I should state that personally, I don’t think Google really poses a threat to China, although its dominance of the mobile market certainly does take some opportunities away from Chinese companies. But if Chinese authorities are worried about the influence foreign tech companies have over the domestic market — and I imagine they are — it is surprising that there hasn’t been a stronger push towards a real home-grown mobile OS that can compete both domestically and abroad. That’s doubly true given that China’s government already knows Google is opposed to the country’s censorship polices. Google could, for example, release a new version of Android that made it easy for users to circumvent the Great Firewall. It hasn’t, of course, but if it did, the vast majority of China’s smartphone owners already own phones that could run it easily.

Personally, I think it would be great if that happened, but my guess is that China’s government doesn’t. So where is the push-back against Google, and the calls for a real home-grown mobile OS? I’m not sure.

Last week Steven argued that Firefox OS is China’s best hope at a homegrown mobile platform, so perhaps the government is waiting to see how that pans out. But I can’t help but wonder if Ji Yongqing wasn’t right when he argued that the problem lies much deeper and that China will not be able to create its own mobile OS under the current conditions. If that’s true, then China and its mobile marketplace are a little bit at the mercy of Google. It’s strange that we keep seeing headlines about how evil Apple is when in theory, Google could pose far bigger problems.

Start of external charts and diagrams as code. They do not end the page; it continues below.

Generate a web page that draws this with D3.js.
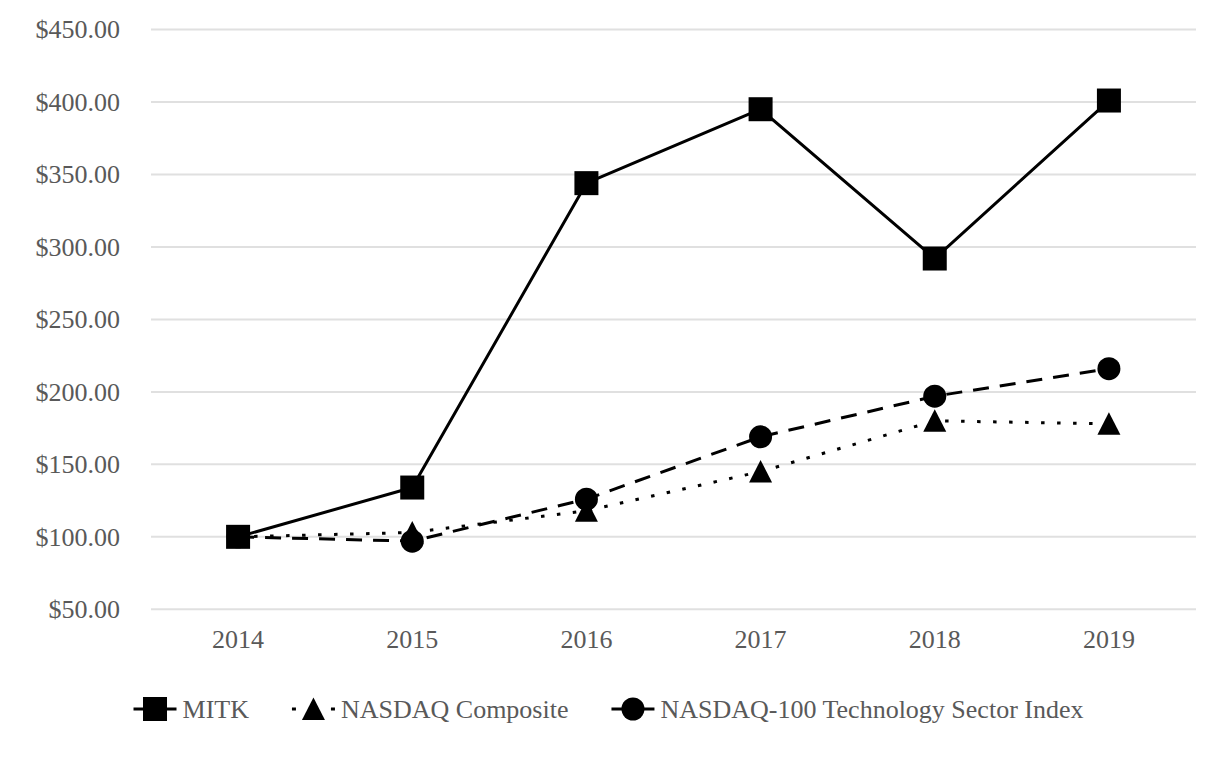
<!DOCTYPE html>
<html>
<head>
<meta charset="utf-8">
<script src="https://cdn.jsdelivr.net/npm/d3@7"></script>
<style>
  body { margin: 0; background: #fff; }
  svg text { font-family: "Liberation Serif", "DejaVu Serif", serif; }
</style>
</head>
<body>
<div id="chart"></div>
<script>
// data
const years = ["2014", "2015", "2016", "2017", "2018", "2019"];
const mitk = [100, 134, 344, 395, 292, 401];
const composite = [100, 103, 118, 145, 180, 178];
const techIndex = [100, 97, 126, 169, 197, 216];
const yTicks = [50, 100, 150, 200, 250, 300, 350, 400, 450];
const seriesNames = ["MITK", "NASDAQ Composite", "NASDAQ-100 Technology Sector Index"];

const width = 1226, height = 760;
const plot = {left: 151, right: 1196, top: 29.5, bottom: 609.3};

const svg = d3.select("#chart")
    .append("svg")
    .attr("width", width)
    .attr("height", height);

const x = d3.scaleBand()
    .domain(years)
    .range([plot.left, plot.right]);

const y = d3.scaleLinear()
    .domain([50, 450])
    .range([plot.bottom, plot.top]);

const textColor = "#595959";

// gridlines
svg.append("g")
    .selectAll("line")
    .data(yTicks)
    .join("line")
        .attr("x1", plot.left)
        .attr("x2", plot.right)
        .attr("y1", d => y(d))
        .attr("y2", d => y(d))
        .attr("stroke", "#e0e0e0")
        .attr("stroke-width", 2);

// y axis labels
const yAxis = svg.append("g")
    .attr("transform", `translate(${plot.left}, 0)`)
    .call(d3.axisLeft(y).tickValues(yTicks).tickSize(0).tickPadding(31)
        .tickFormat(d => "$" + d3.format(".2f")(d)));
yAxis.select(".domain").remove();
yAxis.selectAll("text")
    .attr("font-size", 26)
    .attr("fill", textColor);

// x axis labels
const xAxis = svg.append("g")
    .attr("transform", `translate(0, ${plot.bottom})`)
    .call(d3.axisBottom(x).tickSize(0).tickPadding(20));
xAxis.select(".domain").remove();
xAxis.selectAll("text")
    .attr("font-size", 26)
    .attr("fill", textColor);

// marker shapes
function marker(sel, kind) {
    if (kind === "square") {
        sel.append("rect")
            .attr("x", -12).attr("y", -12)
            .attr("width", 24).attr("height", 24)
            .attr("fill", "#000");
    } else if (kind === "triangle") {
        sel.append("path")
            .attr("d", "M0,-11.5L11.5,11L-11.5,11Z")
            .attr("fill", "#000");
    } else {
        sel.append("circle")
            .attr("r", 11.5)
            .attr("fill", "#000");
    }
}

const series = [
    {name: seriesNames[1], values: composite, dash: "3.5,12.5", kind: "triangle"},
    {name: seriesNames[2], values: techIndex, dash: "16,11", kind: "circle"},
    {name: seriesNames[0], values: mitk, dash: null, kind: "square"}
];

const line = d3.line()
    .x((d, i) => x(years[i]) + x.bandwidth() / 2)
    .y(d => y(d));

series.forEach(s => {
    const g = svg.append("g");
    g.append("path")
        .datum(s.values)
        .attr("fill", "none")
        .attr("stroke", "#000")
        .attr("stroke-width", 3)
        .attr("stroke-linejoin", "round")
        .attr("stroke-dasharray", s.dash)
        .attr("d", line);
    g.selectAll("g.pt")
        .data(s.values)
        .join("g")
            .attr("class", "pt")
            .attr("transform", (d, i) => `translate(${x(years[i]) + x.bandwidth() / 2}, ${y(d)})`)
            .each(function() { marker(d3.select(this), s.kind); });
});

// legend
const legendItems = [
    {name: seriesNames[0], dash: null, kind: "square"},
    {name: seriesNames[1], dash: "4,35", kind: "triangle"},
    {name: seriesNames[2], dash: "12,19", kind: "circle"}
];
const legend = svg.append("g");
const legendY = 709;
let lx = 0;
legendItems.forEach((item, i) => {
    const g = legend.append("g").attr("transform", `translate(${lx}, ${legendY})`);
    g.append("line")
        .attr("x1", 0).attr("x2", 43)
        .attr("stroke", "#000")
        .attr("stroke-width", 3)
        .attr("stroke-dasharray", item.dash);
    const m = g.append("g").attr("transform", "translate(21.5, 0)");
    marker(m, item.kind);
    const t = g.append("text")
        .attr("x", 49)
        .attr("dy", "0.35em")
        .attr("font-size", 26)
        .attr("fill", textColor)
        .text(item.name);
    lx += 49 + t.node().getComputedTextLength() + 43;
});
const legendWidth = lx - 43;
legend.attr("transform", `translate(${608.5 - legendWidth / 2}, 0)`);
</script>
</body>
</html>
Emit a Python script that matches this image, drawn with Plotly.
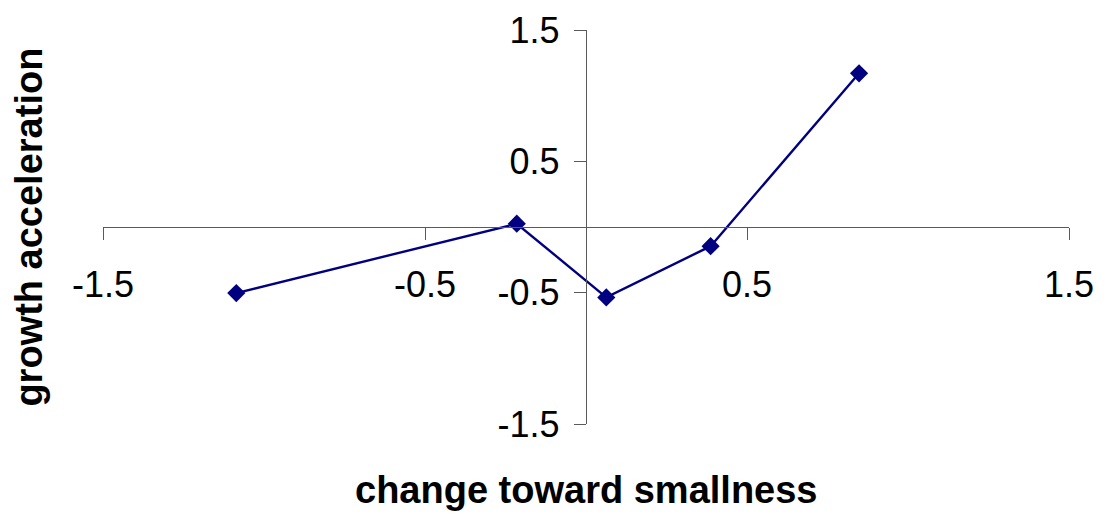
import plotly.graph_objects as go

# Data
change_toward_smallness = [-1.086, -0.215, 0.063, 0.387, 0.848]
growth_acceleration = [-0.503, 0.025, -0.536, -0.146, 1.17]

x_tick_vals = [-1.5, -0.5, 0.5, 1.5]
y_tick_vals = [-1.5, -0.5, 0.5, 1.5]
x_tick_text = ["-1.5", "-0.5", "0.5", "1.5"]
y_tick_text = ["-1.5", "-0.5", "0.5", "1.5"]

x_title = "change toward smallness"
y_title = "growth acceleration"

FONT = "Liberation Sans, Arial, sans-serif"
AXIS_COLOR = "#5a5a5a"
LINE_COLOR = "#000080"

fig = go.Figure()
fig.add_trace(go.Scatter(
    x=change_toward_smallness,
    y=growth_acceleration,
    mode="lines+markers",
    line=dict(color=LINE_COLOR, width=2.4),
    marker=dict(symbol="diamond", size=14, color=LINE_COLOR),
    showlegend=False,
    hoverinfo="x+y",
))

fig.update_layout(
    width=1105,
    height=506,
    margin=dict(l=95, r=44, t=22, b=90),
    paper_bgcolor="white",
    plot_bgcolor="white",
    font=dict(family=FONT, size=36, color="black"),
    xaxis=dict(
        range=[-1.5, 1.5],
        tickvals=x_tick_vals,
        ticktext=x_tick_text,
        showgrid=False,
        zeroline=False,
        showline=True,
        linecolor=AXIS_COLOR,
        linewidth=1.3,
        ticks="outside",
        ticklen=12,
        tickwidth=1.3,
        tickcolor=AXIS_COLOR,
        anchor="free",
        position=0.5,
        side="bottom",
        ticklabelstandoff=14,
        ticklabeloverflow="allow",
        automargin=False,
        tickfont=dict(family=FONT, size=36, color="black"),
    ),
    yaxis=dict(
        range=[-1.5, 1.5],
        tickvals=y_tick_vals,
        ticktext=y_tick_text,
        showgrid=False,
        zeroline=False,
        showline=True,
        linecolor=AXIS_COLOR,
        linewidth=1.3,
        ticks="outside",
        ticklen=12,
        tickwidth=1.3,
        tickcolor=AXIS_COLOR,
        anchor="free",
        position=0.5,
        side="left",
        ticklabelstandoff=7,
        ticklabeloverflow="allow",
        automargin=False,
        tickfont=dict(family=FONT, size=36, color="black"),
    ),
    annotations=[
        dict(
            text="<b>" + x_title + "</b>",
            xref="paper", yref="paper",
            x=0.5, y=-0.168,
            xanchor="center", yanchor="middle",
            showarrow=False,
            font=dict(family=FONT, size=38, color="black"),
        ),
        dict(
            text="<b>" + y_title + "</b>",
            xref="paper", yref="paper",
            x=-0.077, y=0.5,
            xanchor="center", yanchor="middle",
            textangle=-90,
            showarrow=False,
            font=dict(family=FONT, size=38, color="black"),
        ),
    ],
)

fig.write_html("out.html")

Disclaimer: I’m not trying to defend Apple here; it probably deserves the stick its getting and even if it doesn’t, I’m mad at the company anyway because yet another of its crap-quality power cords has broken on me. And, as I said earlier, I think if anything Google is likely to use its influence over China’s market for good, not evil, so I don’t think China actually has much to worry about. But since Chinese government authorities (like government authorities everywhere) seem inclined to worry about this sort of thing anyway, I thought it was worth pointing out that for all the bluster about Apple in the press, Google is the real 800 pound gorilla in the room (figuratively speaking).